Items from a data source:
^^^^^^^^^^^^^^^^
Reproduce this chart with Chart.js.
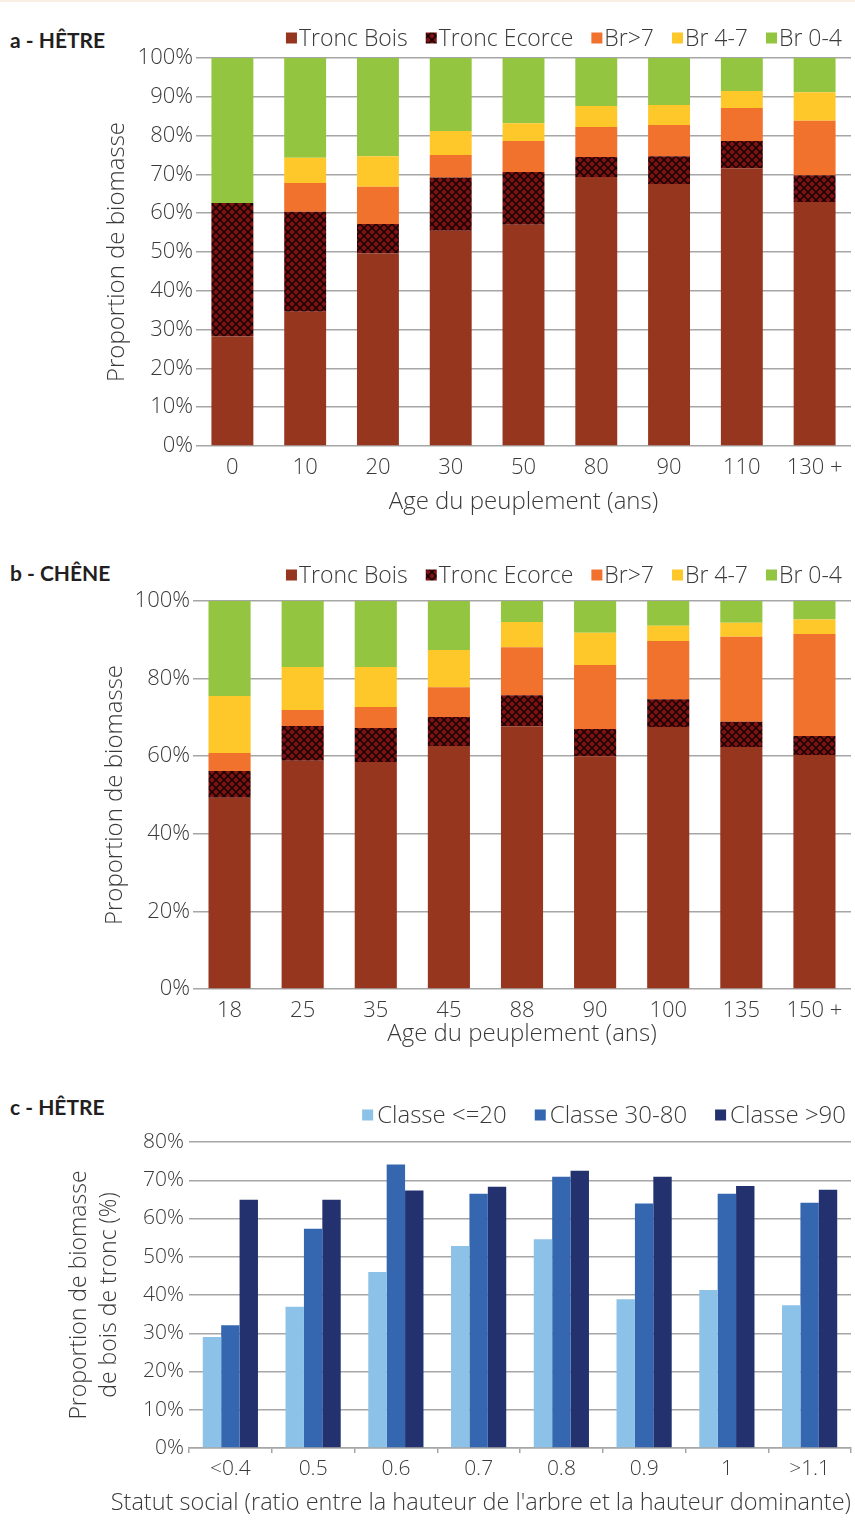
<!DOCTYPE html>
<html><head><meta charset="utf-8">
<script src="https://cdn.jsdelivr.net/npm/chart.js@4.4.0/dist/chart.umd.min.js"></script>
<style>
html,body{margin:0;padding:0;background:#fff;}
body{width:855px;height:1539px;position:relative;overflow:hidden;font-family:'Open Sans',sans-serif;}
.strip{position:absolute;left:0;top:0;width:855px;height:2px;background:#fbeee2;}
.ttl{position:absolute;left:10px;font-family:Lato,sans-serif;font-weight:700;font-size:21px;line-height:24px;color:#231f20;white-space:nowrap;}
.box{position:absolute;left:0;width:855px;}
</style></head><body>
<div class="strip"></div>
<div class="ttl" style="top:28px">a - HÊTRE</div>
<div class="ttl" style="top:561px">b - CHÊNE</div>
<div class="ttl" style="top:1095px">c - HÊTRE</div>
<div class="box" style="top:0;height:525px"><canvas id="ca" width="855" height="525"></canvas></div>
<div class="box" style="top:540px;height:525px"><canvas id="cb" width="855" height="525"></canvas></div>
<div class="box" style="top:1080px;height:459px"><canvas id="cc" width="855" height="459"></canvas></div>
<script>
// ---- Data ----
const agesHetre = ['0','10','20','30','50','80','90','110','130 +'];
const hetreTroncBois   = [28.2,34.6,49.6,55.5,57.0,69.3,67.5,71.6,62.9];
const hetreTroncEcorce = [34.4,25.8,7.6,13.7,13.6,5.2,7.2,7.0,6.9];
const hetreBrSup7      = [0,7.4,9.6,5.8,8.0,7.7,8.0,8.5,14.0];
const hetreBr47        = [0,6.5,7.9,6.2,4.6,5.4,5.2,4.4,7.4];
const hetreBr04        = [37.4,25.7,25.3,18.8,16.8,12.4,12.1,8.5,8.8];

const agesChene = ['18','25','35','45','88','90','100','135','150 +'];
const cheneTroncBois   = [49.3,58.8,58.5,62.6,67.7,60.0,67.5,62.4,60.3];
const cheneTroncEcorce = [6.9,9.0,8.8,7.5,8.0,7.0,7.2,6.5,4.9];
const cheneBrSup7      = [4.6,4.1,5.4,7.7,12.4,16.5,15.0,21.9,26.3];
const cheneBr47        = [14.7,11.1,10.3,9.6,6.5,8.3,3.9,3.6,3.7];
const cheneBr04        = [24.5,17.0,17.0,12.6,5.4,8.2,6.4,5.6,4.8];

const statutSocial = ['<0.4','0.5','0.6','0.7','0.8','0.9','1','>1.1'];
const classe20   = [29.0,36.9,46.0,52.8,54.6,38.9,41.3,37.3];
const classe3080 = [32.1,57.3,74.1,66.5,70.9,63.9,66.5,64.1];
const classe90   = [64.9,64.9,67.3,68.3,72.5,70.9,68.5,67.5];

const seriesNames = ['Tronc Bois','Tronc Ecorce','Br>7','Br 4-7','Br 0-4'];
const classNames = ['Classe <=20','Classe 30-80','Classe >90'];

// ---- Styles ----
const FONT = "'Open Sans', sans-serif";
Chart.defaults.font.family = FONT;
Chart.defaults.font.weight = 300;
Chart.defaults.color = '#3a3a3a';
const GRID = '#a6a6a6';

function makeHatch(){
  const c = document.createElement('canvas');
  c.width = 8; c.height = 8;
  const x = c.getContext('2d');
  x.fillStyle = '#7e1212';
  x.fillRect(0,0,8,8);
  x.strokeStyle = '#160202';
  x.lineWidth = 1.5;
  x.beginPath();
  x.moveTo(-1,-1); x.lineTo(9,9);
  x.moveTo(9,-1); x.lineTo(-1,9);
  x.stroke();
  return x.createPattern(c,'repeat');
}
const hatch = makeHatch();
const colStack = ['#96361f', hatch, '#f1722d', '#fec82b', '#93c540'];
const colClass = ['#8cc1e8', '#3566b0', '#23316e'];

const topLegend = {
  id: 'topLegend',
  afterDraw(chart, args, o) {
    const ctx = chart.ctx;
    ctx.save();
    ctx.font = `300 ${o.size}px ${FONT}`;
    ctx.textBaseline = 'middle';
    const ds = chart.data.datasets;
    const widths = ds.map(d => o.box + o.gap + ctx.measureText(d.label).width);
    const total = widths.reduce((a,b)=>a+b,0) + o.spacing*(ds.length-1);
    let x = o.right - total;
    ds.forEach((d,i) => {
      ctx.fillStyle = d.backgroundColor;
      ctx.fillRect(x, o.y - o.box/2, o.box, o.box);
      ctx.fillStyle = '#3a3a3a';
      ctx.fillText(d.label, x + o.box + o.gap, o.y + 1);
      x += widths[i] + o.spacing;
    });
    ctx.restore();
  }
};

function stackedChart(id, labels, data, opt) {
  return new Chart(document.getElementById(id), {
    type: 'bar',
    data: {
      labels: labels,
      datasets: data.map((d,i) => ({
        label: seriesNames[i], data: d, backgroundColor: colStack[i],
        borderWidth: 0, barPercentage: 0.576, categoryPercentage: 1.0
      }))
    },
    plugins: [topLegend],
    options: {
      responsive: false, animation: false,
      layout: {padding: {left: 0, right: 4, top: opt.top, bottom: 0}},
      plugins: {
        legend: {display: false}, tooltip: {enabled: false},
        topLegend: {right: 842, y: opt.legendY, size: 23, box: 11, gap: 2, spacing: 18}
      },
      scales: {
        x: {
          stacked: true,
          grid: {display: false}, border: {display: false},
          ticks: {font: {size: 22}, padding: 1, color: '#3a3a3a'},
          title: {display: true, text: 'Age du peuplement (ans)', font: {size: 24}, padding: {top: 0, bottom: opt.xTitlePad}, color: '#3a3a3a'},
          afterFit: s => { s.height = opt.xHeight; }
        },
        y: {
          stacked: true, min: 0, max: 100,
          ticks: {stepSize: opt.step, font: {size: 22}, padding: 3, color: '#3a3a3a', callback: v => v + '%'},
          grid: {color: GRID, lineWidth: 1.5, drawTicks: false},
          border: {display: false},
          title: {display: true, text: 'Proportion de biomasse', font: {size: 24}, padding: {top: opt.yTitlePad, bottom: 0}, color: '#3a3a3a'},
          afterFit: s => { s.width = opt.yWidth; }
        }
      }
    }
  });
}

stackedChart('ca', agesHetre, [hetreTroncBois, hetreTroncEcorce, hetreBrSup7, hetreBr47, hetreBr04],
  {top: 58, legendY: 38, xHeight: 79, xTitlePad: 8.6, yWidth: 196, yTitlePad: 102.6, step: 10});
stackedChart('cb', agesChene, [cheneTroncBois, cheneTroncEcorce, cheneBrSup7, cheneBr47, cheneBr04],
  {top: 61, legendY: 35, xHeight: 76, xTitlePad: 16.6, yWidth: 193, yTitlePad: 100.6, step: 20});

new Chart(document.getElementById('cc'), {
  type: 'bar',
  data: {
    labels: statutSocial,
    datasets: [classe20, classe3080, classe90].map((d,i) => ({
      label: classNames[i], data: d, backgroundColor: colClass[i],
      borderWidth: 0, barPercentage: 1.0, categoryPercentage: 0.667
    }))
  },
  plugins: [topLegend],
  options: {
    responsive: false, animation: false,
    layout: {padding: {left: 0, right: 4, top: 62, bottom: 0}},
    plugins: {
      legend: {display: false}, tooltip: {enabled: false},
      topLegend: {right: 846, y: 35, size: 24, box: 11, gap: 4, spacing: 28},
      title: {display: true, position: 'bottom', align: 'end',
        text: "Statut social (ratio entre la hauteur de l'arbre et la hauteur dominante)",
        font: {size: 23.5, weight: 300}, color: '#3a3a3a', padding: {top: 0, bottom: 21.9}}
    },
    scales: {
      x: {
        grid: {display: true, drawOnChartArea: false, drawTicks: true, tickLength: 5, offset: true, color: GRID, lineWidth: 1.5},
        border: {display: true, color: GRID, width: 1.5},
        ticks: {font: {size: 21}, padding: 3, color: '#3a3a3a'},
        afterFit: s => { s.height = 40.9; }
      },
      y: {
        min: 0, max: 80,
        ticks: {stepSize: 10, font: {size: 21}, padding: 5, color: '#3a3a3a', callback: v => v + '%'},
        grid: {color: GRID, lineWidth: 1.5, drawTicks: false},
        border: {display: false},
        title: {display: true, text: ['Proportion de biomasse', 'de bois de tronc (%)'], font: {size: 23, lineHeight: 1.3}, padding: {top: 65, bottom: 0}, color: '#3a3a3a'},
        afterFit: s => { s.width = 189; }
      }
    }
  }
});
</script>
</body></html>
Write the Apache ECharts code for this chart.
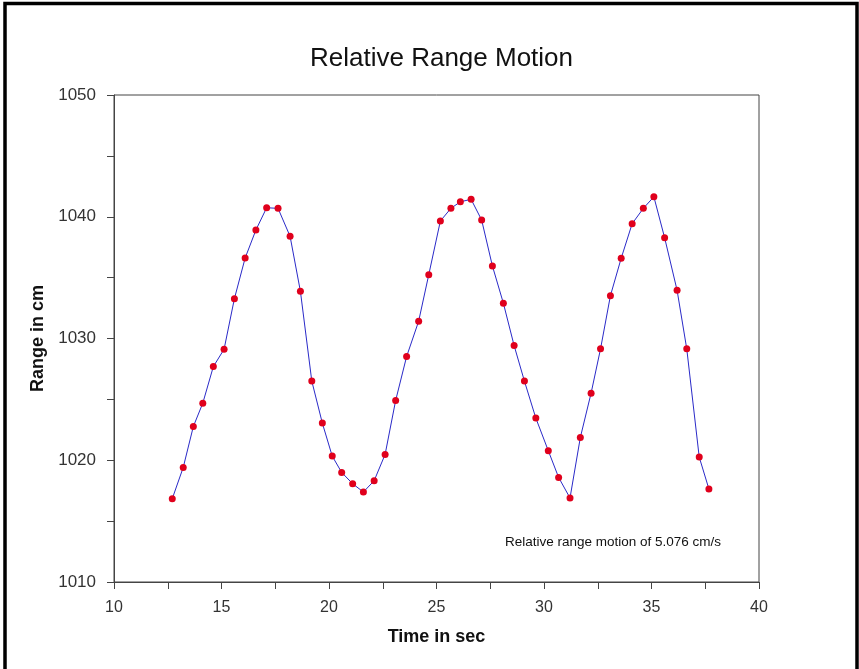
<!DOCTYPE html>
<html>
<head>
<meta charset="utf-8">
<script src="https://cdn.jsdelivr.net/npm/echarts@6/dist/echarts.min.js"></script>
<style>html,body{margin:0;padding:0;background:#fff}#c{width:859px;height:669px}</style>
</head>
<body>
<div id="c"></div>
<script>
const titleText = "Relative Range Motion";
const xName = "Time in sec";
const yName = "Range in cm";
const noteText = "Relative range motion of 5.076 cm/s";

const timeSec = [12.71,13.22,13.69,14.13,14.62,15.12,15.60,16.10,16.60,17.10,17.63,18.19,18.67,19.20,19.69,20.15,20.59,
  21.10,21.60,22.10,22.61,23.10,23.61,24.17,24.64,25.18,25.67,26.11,26.61,27.10,27.60,28.11,28.61,29.09,29.62,30.20,30.68,
  31.21,31.69,32.19,32.63,33.09,33.59,34.10,34.62,35.11,35.61,36.19,36.64,37.22,37.67];
const rangeCm = [1016.84,1019.41,1022.77,1024.69,1027.69,1029.12,1033.27,1036.61,1038.91,1040.74,1040.69,1038.39,1033.88,1026.50,1023.05,1020.34,1019.00,
  1018.07,1017.39,1018.32,1020.48,1024.91,1028.52,1031.42,1035.24,1039.65,1040.69,1041.23,1041.43,1039.73,1035.96,1032.90,1029.42,1026.50,1023.46,1020.78,1018.59,
  1016.90,1021.87,1025.51,1029.15,1033.52,1036.59,1039.43,1040.69,1041.64,1038.28,1033.96,1029.15,1020.26,1017.64];

const xMin = 10, xMax = 40, xStep = 5;
const yMin = 1010, yMax = 1050, yStep = 10;

const pts = timeSec.map((t, i) => [t, rangeCm[i]]);
const FONT = "'Liberation Sans', Arial, sans-serif";

const chart = echarts.init(document.getElementById('c'), null, {renderer: 'canvas'});
chart.setOption({
  animation: false,
  backgroundColor: '#fff',
  title: {
    text: titleText, left: 305, top: 41,
    textStyle: {fontFamily: FONT, fontSize: 26, fontWeight: 'normal', color: '#111'}
  },
  grid: {left: 114, top: 95, right: 100, bottom: 87, show: true, borderColor: '#444', borderWidth: 1, backgroundColor: 'transparent'},
  xAxis: {
    type: 'value', min: xMin, max: xMax, interval: xStep,
    name: xName, nameLocation: 'middle', nameGap: 46,
    nameTextStyle: {fontFamily: FONT, fontSize: 18, fontWeight: 'bold', color: '#111'},
    axisLine: {show: true, lineStyle: {color: '#444', width: 1}},
    axisTick: {show: true, inside: false, length: 7, lineStyle: {color: '#444'}},
    minorTick: {show: true, splitNumber: 2, length: 7, lineStyle: {color: '#444'}},
    splitLine: {show: false},
    axisLabel: {fontFamily: FONT, fontSize: 16, color: '#333', margin: 18}
  },
  yAxis: {
    type: 'value', min: yMin, max: yMax, interval: yStep,
    name: yName, nameLocation: 'middle', nameGap: 57, nameRotate: 90,
    nameTextStyle: {fontFamily: FONT, fontSize: 18, fontWeight: 'bold', color: '#111'},
    axisLine: {show: true, lineStyle: {color: '#444', width: 1}},
    axisTick: {show: true, inside: false, length: 7, lineStyle: {color: '#444'}},
    minorTick: {show: true, splitNumber: 2, length: 7, lineStyle: {color: '#444'}},
    splitLine: {show: false},
    axisLabel: {fontFamily: FONT, fontSize: 17, color: '#333', margin: 18, formatter: v => String(v)}
  },
  series: [{
    type: 'line', data: pts,
    symbol: 'circle', symbolSize: 7,
    itemStyle: {color: '#e0001c', borderWidth: 0},
    lineStyle: {color: '#2a2ac8', width: 1},
    z: 3
  }],
  graphic: [
    {type: 'text', left: 505, top: 535, style: {text: noteText, font: '13.5px ' + FONT, fill: '#111'}},
    {type: 'rect', shape: {x: 5, y: 3.5, width: 852, height: 720}, style: {fill: 'none', stroke: '#000', lineWidth: 3.5}, z: 10}
  ]
});
</script>
</body>
</html>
^^^^^^^^^^^^^^^^
Requirement:
The first line to copy holds "Write the Apache ECharts code for this chart.", and the last holds "range motion of". Copy them and the lines between exactly, leaving out pictures.

Exercise response:
Write the Apache ECharts code for this chart.
<!DOCTYPE html>
<html>
<head>
<meta charset="utf-8">
<script src="https://cdn.jsdelivr.net/npm/echarts@6/dist/echarts.min.js"></script>
<style>html,body{margin:0;padding:0;background:#fff}#c{width:859px;height:669px}</style>
</head>
<body>
<div id="c"></div>
<script>
const titleText = "Relative Range Motion";
const xName = "Time in sec";
const yName = "Range in cm";
const noteText = "Relative range motion of 5.076 cm/s";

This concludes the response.